17.11.08

O inferno é aqui

Ontem estive em São Severino dos Ramos e fiquei chocada com a ausência da administração pública.
O trânsito estava o caos. Ônibus por toda parte, paus-de-arara lotados. Alguns guardas municipais, ou algo assim, tentavam pôr ordem na confusão estabelecida. A sujeira se espalhava por todos os cantos. Copos descartáveis, restos de comida, sacos plásticos se misturavam aos romeiros que se amontoavam pelo chão em esteiras ou panos estendidos. Vendia-se de tudo. Lembrei-me do trecho da Bíblia que fala sobre os mercadores no templo. Aí não há nada de Sagrado. A fé é apenas uma mercadoria habilmente manipulada e vendida para um povo carente de esperança. Bares, restaurantes e barracas vendiam bebidas e comidas sem condição alguma de higiene. Havia ainda crianças vendendo água e outras coisas mais. Flores, cofrinhos, espelhos e o que mais se possa imaginar estavam nas bancas espalhadas pelas ruas, pelas calçadas, pela ponte. O rio, se é que se pode chamar aquelas poças de água de rio, estava cheio, mas era de gente fazendo piquenique. A música profana invadia o lugar e a cachaça reinava absoluta. Se o inferno existisse, deveria ser semelhante ao cenário que eu via.

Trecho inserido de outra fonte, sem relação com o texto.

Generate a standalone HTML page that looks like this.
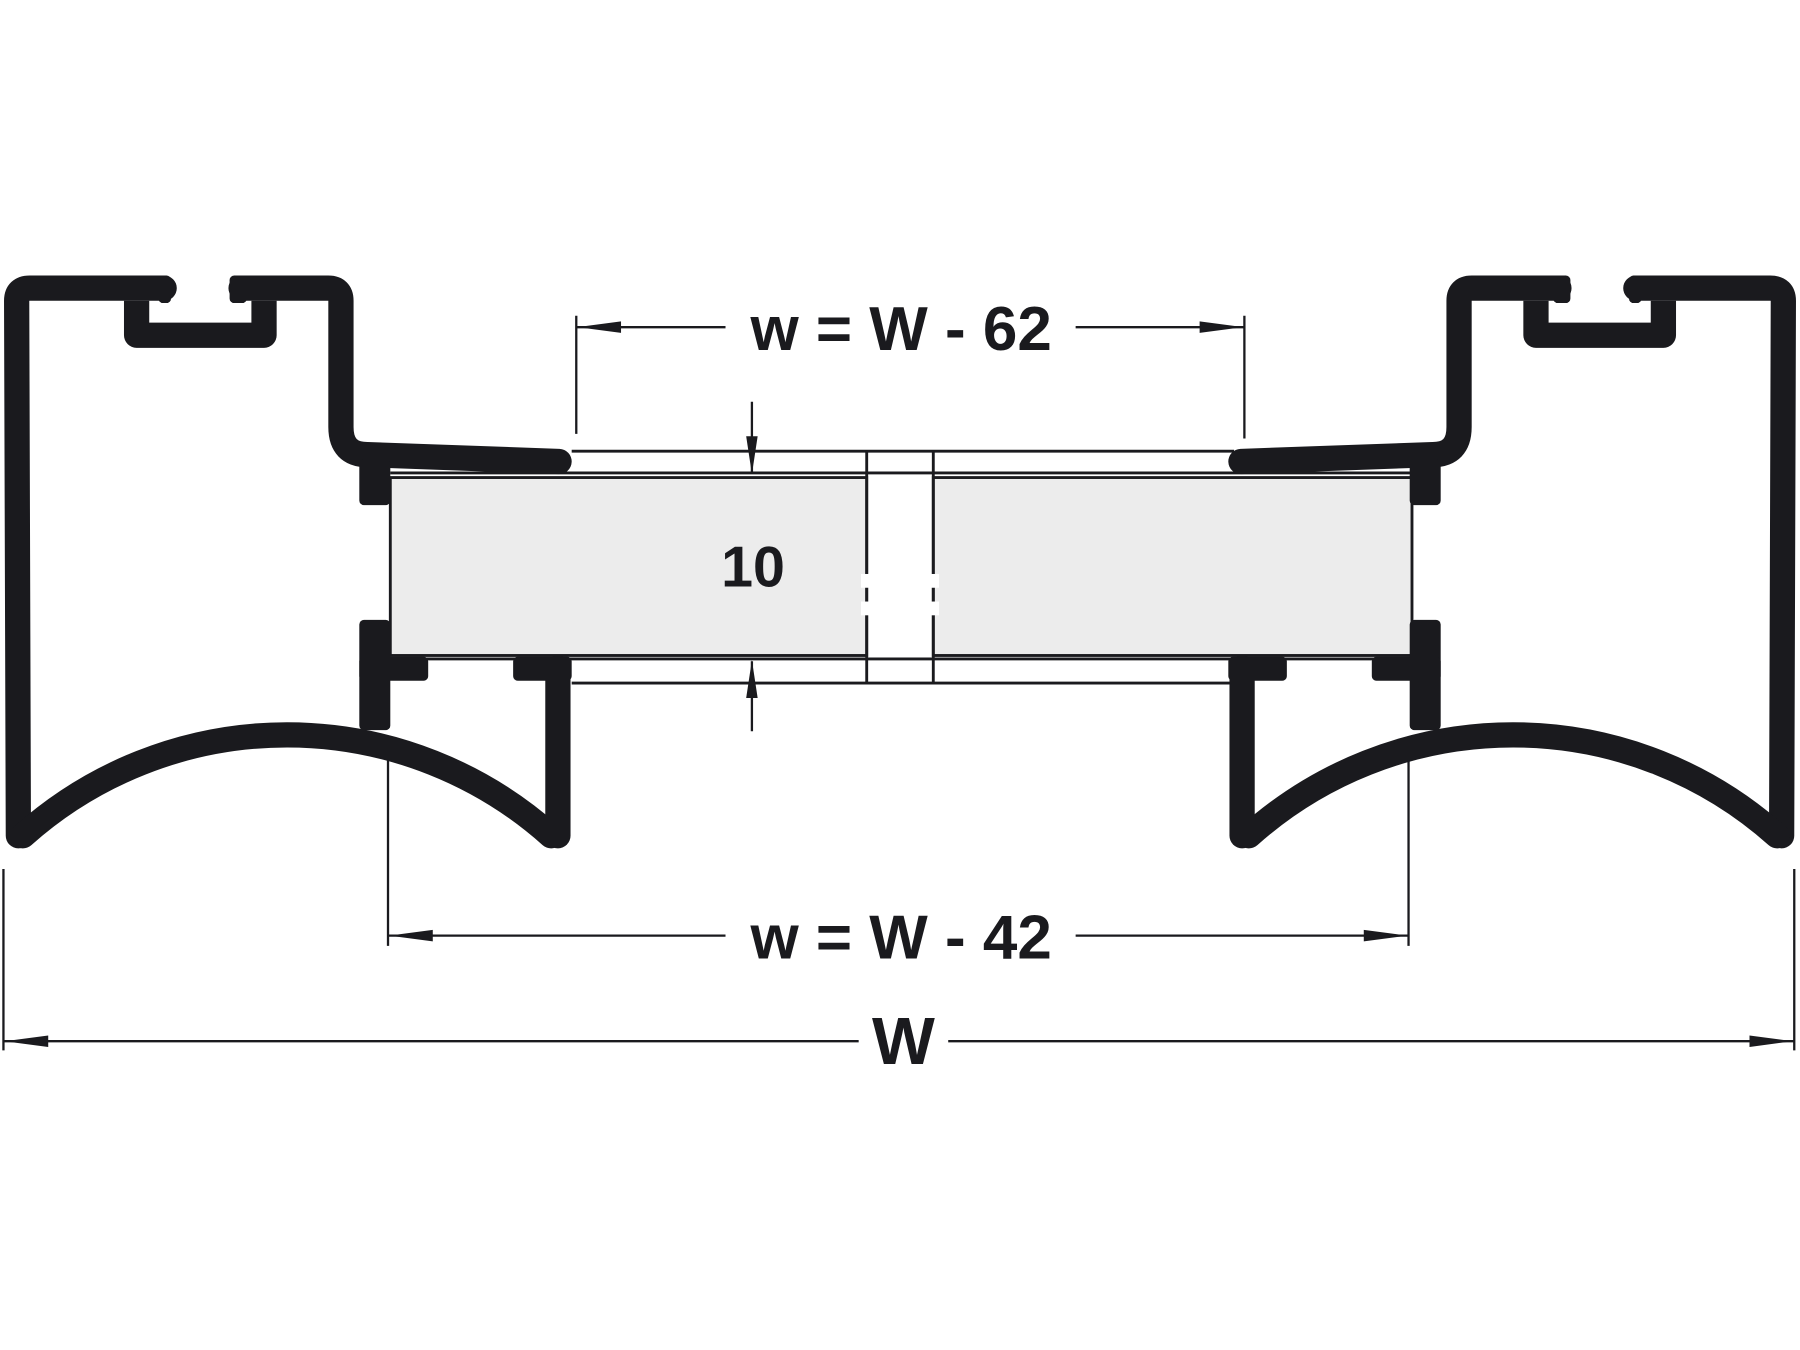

Consegui entrar na igreja lotada de gente. Alguns rezavam, outros, sem camisa, fotografavam as imagens dos santos com câmeras de celular. Uma verdadeira zona, inclusive no templo. Percebi que um homem tomava conta daquilo ali. As pessoas colocavam aos pés de uma imagem do Senhor Morto peças que representavam pés, braços, como forma de agradecer pela graça alcançada. Este homem pegava as peças e as colocava depois para trás da imagem. Acredito que deveriam voltar para o local de onde saíram: a lojinha que vende peças para os pagadores de promessas. Há uma caixinha para que se coloque dinheiro. Os romeiros se arrastam, apóiam-se uns nos outros e vão até este local dar sua contribuição para o Santo. Porém, descobri, para minha surpresa, que a igreja, assim como todo o resto, é uma propriedade privada e todo esse dinheiro vai para os proprietários da mesma para 'a manutenção da igreja e para o pagamento dos funcionários'.
Não sou contra o desenvolvimento turístico estruturado pelo privado, mas aquilo lá é uma completa bagunça do público com o privado. Não importa quem seja o responsável, mas precisa da presença dos órgãos governamentais competentes para sua organização: trânsito, higiene e limpeza urbana, trabalho infantil e possibilidade de prostituição de crianças, menores consumindo bebida alcoólica, completa desorganização do comércio, gerência do meio ambiente e tantos outros problemas que um projeto para o desenvolvimento turístico dessa área daria uma tese de doutorado.
Desde que o mundo é mundo que as igrejas comercializam a fé. Vá lá que cada um e cada uma vai ter que arcar com as conseqüências energéticas dessa postura. Mas o dinheiro arrecadado lá está indo para o privado e o povo sabe disso? As igrejas comercializam a fé e investem algo em obras sociais. O que é feito em São Severino dos Ramos? O poder público pode custear essa estrutura com o dinheiro do meu imposto, do seu imposto, para os louros não voltarem para o povo? Cadê o orçamento participativo?Acho que precisamos refletir sobre isso. O local é lindo, há muitas pessoas trabalhando e tirando o seu sustento dessas romarias, há a fé. O que fazer?